Request:
Look through the data below and report how many lines include "that". Only the number should be given.

Task inputs:
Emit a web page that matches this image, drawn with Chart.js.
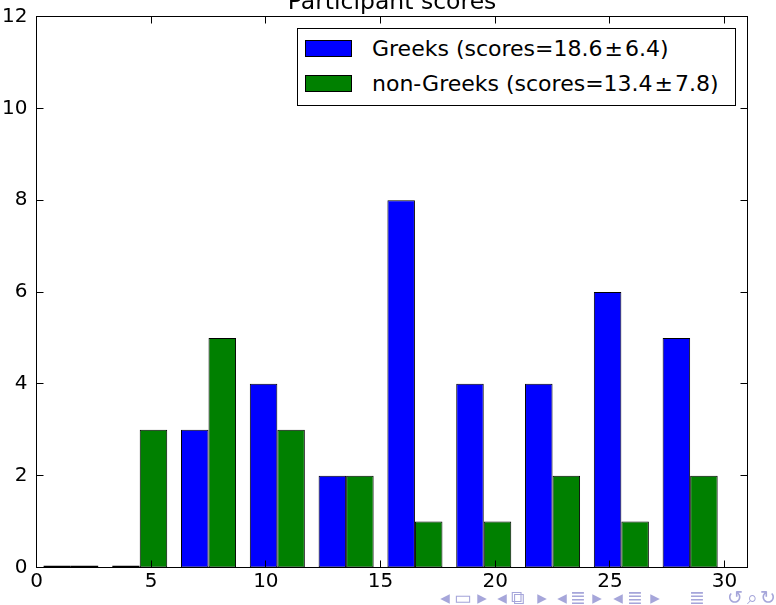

...

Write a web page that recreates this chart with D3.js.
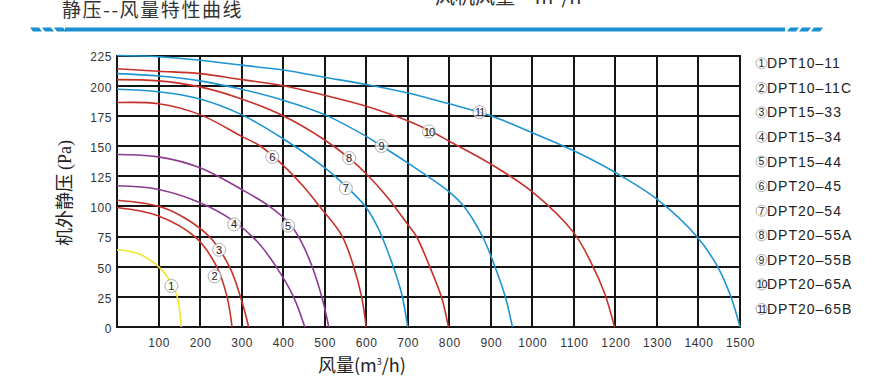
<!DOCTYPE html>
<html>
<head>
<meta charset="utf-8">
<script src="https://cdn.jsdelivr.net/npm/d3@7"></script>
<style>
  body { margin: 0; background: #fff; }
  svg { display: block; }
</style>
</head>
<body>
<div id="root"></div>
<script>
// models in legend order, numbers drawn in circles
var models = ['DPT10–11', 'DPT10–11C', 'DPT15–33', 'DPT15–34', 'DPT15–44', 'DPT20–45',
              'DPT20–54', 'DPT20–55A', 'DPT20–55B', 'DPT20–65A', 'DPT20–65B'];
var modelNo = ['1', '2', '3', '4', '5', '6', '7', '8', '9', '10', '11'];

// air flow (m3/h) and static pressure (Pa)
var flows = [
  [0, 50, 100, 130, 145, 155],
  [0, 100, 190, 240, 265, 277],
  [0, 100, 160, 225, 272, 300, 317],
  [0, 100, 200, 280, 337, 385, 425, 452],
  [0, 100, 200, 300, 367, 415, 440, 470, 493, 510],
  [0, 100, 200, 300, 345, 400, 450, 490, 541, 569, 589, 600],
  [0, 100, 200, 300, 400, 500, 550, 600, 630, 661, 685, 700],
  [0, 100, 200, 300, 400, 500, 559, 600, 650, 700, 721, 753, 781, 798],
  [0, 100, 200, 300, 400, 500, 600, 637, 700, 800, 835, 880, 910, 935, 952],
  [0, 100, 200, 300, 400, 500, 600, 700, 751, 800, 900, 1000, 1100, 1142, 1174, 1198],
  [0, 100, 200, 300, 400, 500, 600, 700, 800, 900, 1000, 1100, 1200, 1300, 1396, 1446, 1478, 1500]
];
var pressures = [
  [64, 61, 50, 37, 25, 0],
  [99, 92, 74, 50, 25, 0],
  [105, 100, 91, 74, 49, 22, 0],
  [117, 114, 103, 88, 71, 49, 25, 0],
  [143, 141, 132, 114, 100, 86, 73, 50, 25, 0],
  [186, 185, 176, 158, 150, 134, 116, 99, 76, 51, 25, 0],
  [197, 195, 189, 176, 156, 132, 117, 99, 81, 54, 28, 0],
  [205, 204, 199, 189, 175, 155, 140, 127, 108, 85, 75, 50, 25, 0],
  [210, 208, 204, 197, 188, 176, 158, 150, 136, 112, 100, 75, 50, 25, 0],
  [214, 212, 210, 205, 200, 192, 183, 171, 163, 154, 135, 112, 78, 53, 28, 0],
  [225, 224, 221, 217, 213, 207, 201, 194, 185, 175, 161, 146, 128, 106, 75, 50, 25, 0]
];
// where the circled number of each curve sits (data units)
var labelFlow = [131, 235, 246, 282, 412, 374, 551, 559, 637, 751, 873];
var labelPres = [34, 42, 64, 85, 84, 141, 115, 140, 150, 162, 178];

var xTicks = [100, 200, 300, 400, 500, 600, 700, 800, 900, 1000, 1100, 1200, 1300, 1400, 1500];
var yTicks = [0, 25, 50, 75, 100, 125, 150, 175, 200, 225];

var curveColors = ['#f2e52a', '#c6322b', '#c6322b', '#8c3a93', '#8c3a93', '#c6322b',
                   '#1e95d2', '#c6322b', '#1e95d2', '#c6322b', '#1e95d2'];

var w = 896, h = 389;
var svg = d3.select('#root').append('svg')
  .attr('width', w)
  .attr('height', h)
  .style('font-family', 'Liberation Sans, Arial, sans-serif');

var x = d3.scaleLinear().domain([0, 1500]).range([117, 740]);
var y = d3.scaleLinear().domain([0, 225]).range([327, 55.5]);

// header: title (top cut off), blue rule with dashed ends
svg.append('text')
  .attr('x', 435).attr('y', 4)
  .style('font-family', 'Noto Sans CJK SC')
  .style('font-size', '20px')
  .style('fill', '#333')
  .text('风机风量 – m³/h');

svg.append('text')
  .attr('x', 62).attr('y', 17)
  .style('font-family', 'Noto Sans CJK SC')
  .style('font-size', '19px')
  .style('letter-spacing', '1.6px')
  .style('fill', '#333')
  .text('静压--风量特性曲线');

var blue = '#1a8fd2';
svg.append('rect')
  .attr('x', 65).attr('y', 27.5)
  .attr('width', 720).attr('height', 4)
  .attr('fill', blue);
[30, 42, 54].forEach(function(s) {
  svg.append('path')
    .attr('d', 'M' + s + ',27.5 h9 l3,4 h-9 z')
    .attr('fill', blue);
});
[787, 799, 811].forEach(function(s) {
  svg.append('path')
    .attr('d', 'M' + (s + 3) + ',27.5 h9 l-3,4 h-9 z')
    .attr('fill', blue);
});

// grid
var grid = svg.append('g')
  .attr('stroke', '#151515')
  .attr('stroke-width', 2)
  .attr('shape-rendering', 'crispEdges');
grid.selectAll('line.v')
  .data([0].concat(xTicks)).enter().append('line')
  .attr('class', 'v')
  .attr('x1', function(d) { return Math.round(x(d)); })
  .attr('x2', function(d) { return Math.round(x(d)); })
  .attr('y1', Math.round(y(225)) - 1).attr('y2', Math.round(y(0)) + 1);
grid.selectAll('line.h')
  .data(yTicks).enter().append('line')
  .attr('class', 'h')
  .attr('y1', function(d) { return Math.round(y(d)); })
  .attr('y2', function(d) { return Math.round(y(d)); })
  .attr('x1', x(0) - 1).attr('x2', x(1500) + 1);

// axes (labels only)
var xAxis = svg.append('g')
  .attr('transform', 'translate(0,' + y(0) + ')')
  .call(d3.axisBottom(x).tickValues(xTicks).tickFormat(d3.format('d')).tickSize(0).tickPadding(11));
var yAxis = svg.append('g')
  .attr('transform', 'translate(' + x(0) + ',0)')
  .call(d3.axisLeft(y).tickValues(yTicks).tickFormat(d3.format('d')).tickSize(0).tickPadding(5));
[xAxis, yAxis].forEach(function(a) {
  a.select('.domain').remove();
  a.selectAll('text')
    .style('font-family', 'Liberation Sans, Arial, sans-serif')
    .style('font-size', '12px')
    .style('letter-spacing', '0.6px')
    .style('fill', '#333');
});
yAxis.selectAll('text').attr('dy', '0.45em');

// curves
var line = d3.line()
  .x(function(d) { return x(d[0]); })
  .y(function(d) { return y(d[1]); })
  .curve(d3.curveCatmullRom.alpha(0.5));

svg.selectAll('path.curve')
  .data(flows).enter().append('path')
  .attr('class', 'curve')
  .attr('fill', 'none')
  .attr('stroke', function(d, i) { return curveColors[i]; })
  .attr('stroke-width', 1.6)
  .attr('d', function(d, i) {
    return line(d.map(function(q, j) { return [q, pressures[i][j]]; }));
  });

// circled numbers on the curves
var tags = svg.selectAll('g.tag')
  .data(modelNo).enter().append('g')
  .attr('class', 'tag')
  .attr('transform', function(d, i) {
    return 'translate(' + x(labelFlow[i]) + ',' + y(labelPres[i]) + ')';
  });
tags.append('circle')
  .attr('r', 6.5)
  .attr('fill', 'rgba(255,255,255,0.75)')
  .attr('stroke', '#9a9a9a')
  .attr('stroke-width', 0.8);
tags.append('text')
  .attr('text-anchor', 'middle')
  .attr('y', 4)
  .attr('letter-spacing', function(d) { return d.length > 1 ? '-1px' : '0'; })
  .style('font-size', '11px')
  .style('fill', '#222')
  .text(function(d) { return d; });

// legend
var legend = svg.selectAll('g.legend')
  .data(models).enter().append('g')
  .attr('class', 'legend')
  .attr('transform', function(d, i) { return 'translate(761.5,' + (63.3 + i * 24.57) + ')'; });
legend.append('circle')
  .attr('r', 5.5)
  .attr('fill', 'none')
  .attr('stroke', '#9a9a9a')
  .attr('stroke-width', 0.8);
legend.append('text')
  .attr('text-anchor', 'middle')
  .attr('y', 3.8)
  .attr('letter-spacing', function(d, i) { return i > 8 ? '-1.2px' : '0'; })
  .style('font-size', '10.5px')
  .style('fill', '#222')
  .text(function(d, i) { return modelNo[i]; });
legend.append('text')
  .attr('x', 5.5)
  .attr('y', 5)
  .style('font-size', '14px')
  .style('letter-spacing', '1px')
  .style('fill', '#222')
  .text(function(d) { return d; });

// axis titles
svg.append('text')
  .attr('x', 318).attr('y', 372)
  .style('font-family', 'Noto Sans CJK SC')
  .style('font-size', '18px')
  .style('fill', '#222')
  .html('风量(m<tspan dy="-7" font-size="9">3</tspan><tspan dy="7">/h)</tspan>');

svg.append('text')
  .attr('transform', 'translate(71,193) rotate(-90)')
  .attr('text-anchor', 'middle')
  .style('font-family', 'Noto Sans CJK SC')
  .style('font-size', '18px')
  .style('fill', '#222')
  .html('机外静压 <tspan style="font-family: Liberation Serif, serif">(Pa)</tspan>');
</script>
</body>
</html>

Exercise result:
2